20.2 – Assim, sobre o relatório em si, confesso que tenho alguma dificuldade em perceber o método usado. A denúncia, sem investigação séria, sem contraditório, é muito facilmente manipulável. Pior: permitiu lançar um anátema sobre os padres, com base numa extrapolação e com dados pouco rigorosos, manchando a Instituição Igreja que, ainda hoje, teima em perceber como deve lidar com a situação dos abusos e da comunicação no exigente mundo mediático em que vivemos.

20.3 – Voltando à CI, esta validou 512 testemunhos, apontando, por extrapolação, para 4.815 vítimas. Vinte e cinco casos foram enviados ao Ministério Público, que abriu 15 inquéritos, dos quais 9 foram arquivados. Ou seja, restam 6 casos, que deverão ser investigados e, se houver indícios, serão julgados pelas autoridades.

21 – Posto isto, o que interessou, até agora, parece que foi montar um circo mediático de «caça ao padre pedófilo» e contribuir para a histeria colectiva. E fazem-no com recurso à mentira e à manipulação, sem qualquer cuidado pelo rigor que se exigia para estes casos, especialmente pela memória das vítimas.

22 – No final, com toda esta falta de rigor, parece que há uma intenção de achincalhar as vítimas e ilibar os abusadores. Ou será medo de que, agora, a opinião pública exija comissões independentes a investigar casos de abusos nos clubes desportivos, no mundo da televisão e do espectáculo, no seio das famílias e das instituições do Estado?

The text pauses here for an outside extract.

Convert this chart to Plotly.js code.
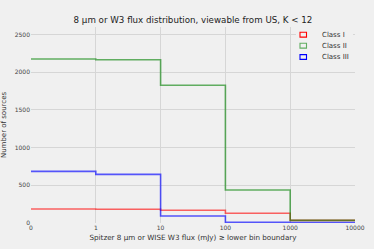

Talvez os próximos tempos nos revelem o verdadeiro alcance de toda esta «fogueira pública» em relação à Igreja e os seus sacerdotes. Contudo, até prova em contrário, fica uma ideia clara: enquanto se fala dos supostos abusos dos padres, ninguém aborda as crianças abusadas nos outros lugares, nomeadamente nos espaços familiares e nas instituições públicas.